Am Gymnasium hatte ich mir mühsam, beziehungsweise durch achtjähriges Ausharren, die großen Augen der Fünftklässer erkämpft. Wann immer ich durch die Gänge schritt, folgten mir Blicke, die mir versprachen: „Du gehörst zu den Coolen hier. Zu den Großen.“ Nach der Schule musste ich feststellen: In der Welt da draußen bist du auch mit einem Schulabschluss nicht der Größte und Coolste. Als ich eines Abends mit meinen Freunden zu einer Party wollte, streckte ich dem Türsteher selbstsicher meinen Ausweis entgegen. Doch es war anscheinend ein Club, indem man keine 18-jährigen dabeihaben wollte, indem man erst ab 21 cool und groß genug war, um dabei zu sein. Mit dem Abi in der Tasche dachte ich, dass mir die ganze Welt offen stehen würde. Und ich fand eine Welt, in der ich noch nicht mal in jeden Club rein durfte. In der mir sofort klargemacht wurde: Jetzt bist du nicht mehr die Coolste. Sondern der Anfänger.
Es gab noch mehr solcher mich-auf-den-Boden-der-Tatsachen zurückholender Ereignisse: Als sich der deutsche Wirtschaftsapparat immer drohender mit seinen Klauen nach mir reckte, beschloss ich mich in der Arbeitswelt auszutesten und machte ein Praktikum. Auch dort hatte keiner auf mich gewartet. Ich war ein blutiger Anfänger, meilenweit abgeschlagen von denen mit einer fertigen Ausbildung und jahrelanger Berufserfahrung. Hier merkte ich, dass man die Schulzeit wahrscheinlich mit den ersten paar Kilometern eines Marathons vergleichen kann.
Eine andere Erfahrung war, dass ich während dieses Jahres viele Pläne hatte. Ein paar klappten, ein paar gingen schief. Doch eins hatten sie gemeinsam: Bei jedem von ihnen hatte ich das Gefühl, ihn rechtfertigen zu müssen. Egal wo ich hinging und mich vorstellte - sofort lauerte mir mein Gesprächspartner mit der Frage auf, was ich denn mache. Ein Studium? Eine Ausbildung? Ein Jahr Au-Pair? all das wären akzeptable Antworten gewesen. Aber ein schlichtes „Nichts“ als Antwort verwunderte die Fragesteller. Dabei kann man die besten Gründe für das „Nichts“ haben: einen Plan, der nicht aufgegangen ist, eine Orientierungsphase, in der man sich grade befindet oder auch einfach Unwissenheit über das, was man eigentlich will. Aber wer sich dem Wirtschaftsapparat aufs erste entzieht, erntet von denjenigen, die sich schon für einen Lebensweg entschieden haben, meist recht wenig Verständnis.

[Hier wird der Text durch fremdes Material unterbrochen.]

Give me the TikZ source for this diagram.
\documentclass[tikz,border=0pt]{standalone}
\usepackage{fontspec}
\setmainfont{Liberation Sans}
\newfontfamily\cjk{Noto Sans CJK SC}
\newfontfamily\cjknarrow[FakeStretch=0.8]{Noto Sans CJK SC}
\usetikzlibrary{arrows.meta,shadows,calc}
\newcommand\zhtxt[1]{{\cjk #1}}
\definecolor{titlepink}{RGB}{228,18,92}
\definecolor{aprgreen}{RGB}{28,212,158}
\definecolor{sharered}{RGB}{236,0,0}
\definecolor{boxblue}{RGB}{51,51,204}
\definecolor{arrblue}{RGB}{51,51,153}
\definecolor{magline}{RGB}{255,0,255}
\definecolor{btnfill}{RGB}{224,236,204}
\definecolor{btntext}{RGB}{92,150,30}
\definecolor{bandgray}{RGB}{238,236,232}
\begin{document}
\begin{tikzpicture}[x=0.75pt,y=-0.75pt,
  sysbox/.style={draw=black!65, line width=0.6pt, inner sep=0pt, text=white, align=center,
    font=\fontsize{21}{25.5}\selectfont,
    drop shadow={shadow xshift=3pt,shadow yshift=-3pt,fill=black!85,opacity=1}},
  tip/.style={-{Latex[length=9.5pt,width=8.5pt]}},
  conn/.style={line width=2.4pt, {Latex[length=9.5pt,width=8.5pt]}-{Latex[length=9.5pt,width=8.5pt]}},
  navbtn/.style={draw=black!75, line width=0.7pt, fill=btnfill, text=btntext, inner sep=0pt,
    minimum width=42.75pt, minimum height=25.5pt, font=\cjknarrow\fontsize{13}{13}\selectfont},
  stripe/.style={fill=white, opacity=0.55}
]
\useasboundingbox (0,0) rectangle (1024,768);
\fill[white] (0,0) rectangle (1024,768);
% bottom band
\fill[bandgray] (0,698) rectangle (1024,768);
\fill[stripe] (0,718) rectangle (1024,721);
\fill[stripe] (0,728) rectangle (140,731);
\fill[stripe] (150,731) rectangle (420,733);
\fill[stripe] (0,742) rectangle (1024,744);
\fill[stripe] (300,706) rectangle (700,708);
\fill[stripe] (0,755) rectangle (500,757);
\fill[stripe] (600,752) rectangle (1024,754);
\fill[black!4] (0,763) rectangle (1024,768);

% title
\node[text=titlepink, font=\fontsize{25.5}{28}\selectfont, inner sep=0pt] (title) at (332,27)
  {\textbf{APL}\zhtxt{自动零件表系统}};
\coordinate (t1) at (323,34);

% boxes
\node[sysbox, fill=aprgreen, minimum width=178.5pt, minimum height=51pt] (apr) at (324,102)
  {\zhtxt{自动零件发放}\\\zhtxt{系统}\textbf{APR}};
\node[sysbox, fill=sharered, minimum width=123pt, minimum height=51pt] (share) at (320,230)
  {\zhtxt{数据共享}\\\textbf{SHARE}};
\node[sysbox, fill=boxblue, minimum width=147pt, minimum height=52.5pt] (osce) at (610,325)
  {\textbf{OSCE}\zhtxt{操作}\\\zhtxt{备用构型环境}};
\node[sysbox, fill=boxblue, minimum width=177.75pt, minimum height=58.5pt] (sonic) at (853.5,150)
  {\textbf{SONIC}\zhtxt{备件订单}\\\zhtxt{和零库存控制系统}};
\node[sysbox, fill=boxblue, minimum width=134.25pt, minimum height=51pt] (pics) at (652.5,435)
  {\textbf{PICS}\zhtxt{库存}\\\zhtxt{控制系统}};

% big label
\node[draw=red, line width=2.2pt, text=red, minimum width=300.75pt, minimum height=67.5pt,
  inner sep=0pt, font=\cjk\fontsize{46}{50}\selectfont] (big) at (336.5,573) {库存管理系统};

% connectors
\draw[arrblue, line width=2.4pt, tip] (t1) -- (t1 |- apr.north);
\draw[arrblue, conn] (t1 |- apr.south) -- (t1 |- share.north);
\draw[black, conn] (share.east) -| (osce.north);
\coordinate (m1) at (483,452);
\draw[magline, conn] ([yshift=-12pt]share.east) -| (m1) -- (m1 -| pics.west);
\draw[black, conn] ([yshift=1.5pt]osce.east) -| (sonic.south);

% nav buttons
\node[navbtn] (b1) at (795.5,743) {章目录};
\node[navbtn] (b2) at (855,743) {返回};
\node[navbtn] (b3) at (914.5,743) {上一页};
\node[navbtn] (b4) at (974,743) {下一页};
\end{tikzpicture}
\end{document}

Liebe Abiturienten, genießt das Gefühl des Großseins jetzt noch, denn wenn ihr das ganze Feierlichkeitspipapo hinter euch habt und im Herbst irgendwo antanzen müsst, dann wird es wahrscheinlich dauern bis ihr 35 seid, bis euch jemand wieder so ernst nimmt, wie die Fünftklässer heute. Bis dahin werden euch die Menschen euch sagen, was ihr zu tun habt. Sie werden euch dauernd fragen, was ihr grade macht, weil sie das irgendwie ganz interessant finden: junge Menschen das erste Mal allein in der großen, weiten Welt. Aber alle eure Pläne und Wünsche werden sie allwissend belächeln (und wenn sie es nicht tun, werden sie es in Gedanken machen). Ihr werdet den Druck von euren Eltern spüren, dass etwas Vernünftiges aus euch wird und gleichzeitig die eigenen Zweifel. Eure Freunde werden anfangen, über Arbeitsmärkte und Lohnsteuerkarten zu reden. Ihr werdet dauernd unterschätzt und belehrt werden.
Liebe Abiturienten, das Leben ist kein Ponyhof. Auch nicht mit Abi.